> **What the task asks**: Extract the full listing verbatim and drop any pictures from your copy.
★ ★ ★
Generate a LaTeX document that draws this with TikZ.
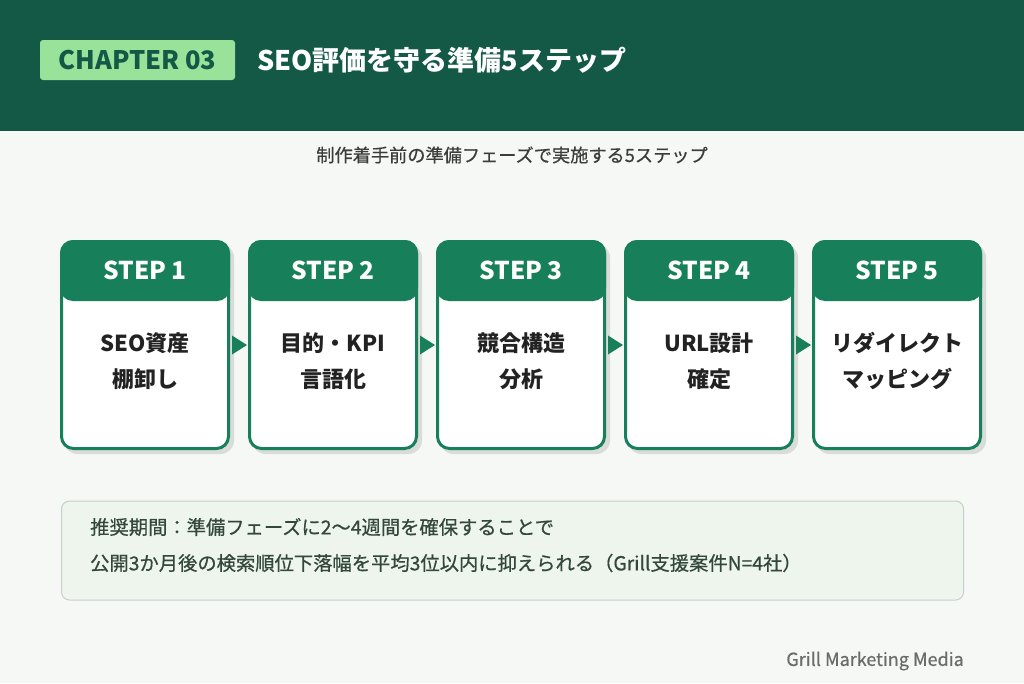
\documentclass[tikz,border=0pt]{standalone}
\usepackage{fontspec}
\setmainfont{Noto Sans CJK JP}
\newfontfamily\medjp{Noto Sans CJK JP}[FakeBold=0.6]
\usetikzlibrary{calc}
\definecolor{bgc}{HTML}{F6F8F5}
\definecolor{hdr}{HTML}{145846}
\definecolor{badgec}{HTML}{98E29A}
\definecolor{stepg}{HTML}{17805B}
\definecolor{shadowc}{HTML}{D9DCD9}
\definecolor{bodyc}{HTML}{222222}
\definecolor{subc}{HTML}{3C3C3C}
\definecolor{notefill}{HTML}{EEF5EC}
\definecolor{noteline}{HTML}{C6D1C6}
\definecolor{notetextc}{HTML}{33473B}
\definecolor{footc}{HTML}{6B6B6B}
\tikzset{
  badge/.style={fill=badgec, rounded corners=3pt, minimum width=195pt, minimum height=40pt, inner sep=0pt,
    text=hdr, font=\bfseries\fontsize{25.5}{28}\selectfont},
  titletext/.style={anchor=west, inner sep=0pt, text=white, font=\bfseries\fontsize{27}{30}\selectfont},
  subtext/.style={inner sep=0pt, text=subc, font=\medjp\fontsize{18.2}{20}\selectfont},
  shadowbox/.style={fill=shadowc, rounded corners=13.5pt, minimum width=170pt, minimum height=210pt, inner sep=0pt},
  cardbox/.style={fill=white, draw=stepg, line width=3pt, rounded corners=12pt, minimum width=167pt, minimum height=207pt, inner sep=0pt},
  headbox/.style={fill=stepg, rounded corners=13pt, minimum width=170pt, minimum height=61pt, inner sep=0pt},
  steplabel/.style={inner sep=0pt, text=white, font=\bfseries\fontsize{24.5}{26}\selectfont},
  bodytext/.style={inner sep=0pt, align=center, text=bodyc, font=\bfseries\fontsize{22}{36}\selectfont},
  arrowtri/.style={fill=stepg},
  notebox/.style={fill=notefill, draw=noteline, line width=1pt, rounded corners=8pt, minimum width=902pt, minimum height=99pt, inner sep=0pt},
  notetext/.style={anchor=west, inner sep=0pt, text=notetextc, font=\medjp\fontsize{19.3}{22}\selectfont},
  foottext/.style={anchor=east, inner sep=0pt, text=footc, font=\medjp\fontsize{18}{20}\selectfont}
}
\begin{document}
\begin{tikzpicture}[x=1pt,y=-1pt]
\useasboundingbox (0,0) rectangle (1024,683);
\fill[bgc] (0,0) rectangle (1024,683);
\fill[hdr] (0,0) rectangle (1024,131);
\node[badge] (badge) at (137.5,60) {CHAPTER 03};
\node[titletext] (title) at (257,60) {SEO評価を守る準備5ステップ};
\node[subtext] (sub) at (512,155) {制作着手前の準備フェーズで実施する5ステップ};
\foreach \i/\txt [evaluate=\i as \cx using 145+(\i-1)*188] in
  {1/{SEO資産\\棚卸し},2/{目的・KPI\\言語化},3/{競合構造\\分析},4/{URL設計\\確定},5/{リダイレクト\\マッピング}} {
  \node[shadowbox] (s\i) at (\cx+4,349) {};
  \node[cardbox] (c\i) at (\cx,345) {};
  \node[headbox] (h\i) at (\cx,270.5) {};
  \node[steplabel] (l\i) at (h\i) {STEP \i};
  \node[bodytext] (t\i) at (\cx,361) {\txt};
}
\foreach \i [evaluate=\i as \j using int(\i+1)] in {1,2,3,4} {
  \coordinate (a\i) at ($(c\i.east)!0.5!(c\j.west)$);
  \fill[arrowtri] ($(a\i)+(-7,-9.5)$) -- ($(a\i)+(8,0)$) -- ($(a\i)+(-7,9.5)$) -- cycle;
}
\node[notebox] (note) at (512.5,550.5) {};
\node[notetext] (n1) at (90,527) {推奨期間：準備フェーズに2〜4週間を確保することで};
\node[notetext] (n2) at (90,563) {公開3か月後の検索順位下落幅を平均3位以内に抑えられる（Grill支援案件N=4社）};
\node[foottext] (foot) at (964,661) {Grill Marketing Media};
\end{tikzpicture}
\end{document}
★ ★ ★
> **Solved problem**:
Generate a LaTeX document that draws this with TikZ.
\documentclass[tikz,border=0pt]{standalone}
\usepackage{fontspec}
\setmainfont{Noto Sans CJK JP}
\newfontfamily\medjp{Noto Sans CJK JP}[FakeBold=0.6]
\usetikzlibrary{calc}
\definecolor{bgc}{HTML}{F6F8F5}
\definecolor{hdr}{HTML}{145846}
\definecolor{badgec}{HTML}{98E29A}
\definecolor{stepg}{HTML}{17805B}
\definecolor{shadowc}{HTML}{D9DCD9}
\definecolor{bodyc}{HTML}{222222}
\definecolor{subc}{HTML}{3C3C3C}
\definecolor{notefill}{HTML}{EEF5EC}
\definecolor{noteline}{HTML}{C6D1C6}
\definecolor{notetextc}{HTML}{33473B}
\definecolor{footc}{HTML}{6B6B6B}
\tikzset{
  badge/.style={fill=badgec, rounded corners=3pt, minimum width=195pt, minimum height=40pt, inner sep=0pt,
    text=hdr, font=\bfseries\fontsize{25.5}{28}\selectfont},
  titletext/.style={anchor=west, inner sep=0pt, text=white, font=\bfseries\fontsize{27}{30}\selectfont},
  subtext/.style={inner sep=0pt, text=subc, font=\medjp\fontsize{18.2}{20}\selectfont},
  shadowbox/.style={fill=shadowc, rounded corners=13.5pt, minimum width=170pt, minimum height=210pt, inner sep=0pt},
  cardbox/.style={fill=white, draw=stepg, line width=3pt, rounded corners=12pt, minimum width=167pt, minimum height=207pt, inner sep=0pt},
  headbox/.style={fill=stepg, rounded corners=13pt, minimum width=170pt, minimum height=61pt, inner sep=0pt},
  steplabel/.style={inner sep=0pt, text=white, font=\bfseries\fontsize{24.5}{26}\selectfont},
  bodytext/.style={inner sep=0pt, align=center, text=bodyc, font=\bfseries\fontsize{22}{36}\selectfont},
  arrowtri/.style={fill=stepg},
  notebox/.style={fill=notefill, draw=noteline, line width=1pt, rounded corners=8pt, minimum width=902pt, minimum height=99pt, inner sep=0pt},
  notetext/.style={anchor=west, inner sep=0pt, text=notetextc, font=\medjp\fontsize{19.3}{22}\selectfont},
  foottext/.style={anchor=east, inner sep=0pt, text=footc, font=\medjp\fontsize{18}{20}\selectfont}
}
\begin{document}
\begin{tikzpicture}[x=1pt,y=-1pt]
\useasboundingbox (0,0) rectangle (1024,683);
\fill[bgc] (0,0) rectangle (1024,683);
\fill[hdr] (0,0) rectangle (1024,131);
\node[badge] (badge) at (137.5,60) {CHAPTER 03};
\node[titletext] (title) at (257,60) {SEO評価を守る準備5ステップ};
\node[subtext] (sub) at (512,155) {制作着手前の準備フェーズで実施する5ステップ};
\foreach \i/\txt [evaluate=\i as \cx using 145+(\i-1)*188] in
  {1/{SEO資産\\棚卸し},2/{目的・KPI\\言語化},3/{競合構造\\分析},4/{URL設計\\確定},5/{リダイレクト\\マッピング}} {
  \node[shadowbox] (s\i) at (\cx+4,349) {};
  \node[cardbox] (c\i) at (\cx,345) {};
  \node[headbox] (h\i) at (\cx,270.5) {};
  \node[steplabel] (l\i) at (h\i) {STEP \i};
  \node[bodytext] (t\i) at (\cx,361) {\txt};
}
\foreach \i [evaluate=\i as \j using int(\i+1)] in {1,2,3,4} {
  \coordinate (a\i) at ($(c\i.east)!0.5!(c\j.west)$);
  \fill[arrowtri] ($(a\i)+(-7,-9.5)$) -- ($(a\i)+(8,0)$) -- ($(a\i)+(-7,9.5)$) -- cycle;
}
\node[notebox] (note) at (512.5,550.5) {};
\node[notetext] (n1) at (90,527) {推奨期間：準備フェーズに2〜4週間を確保することで};
\node[notetext] (n2) at (90,563) {公開3か月後の検索順位下落幅を平均3位以内に抑えられる（Grill支援案件N=4社）};
\node[foottext] (foot) at (964,661) {Grill Marketing Media};
\end{tikzpicture}
\end{document}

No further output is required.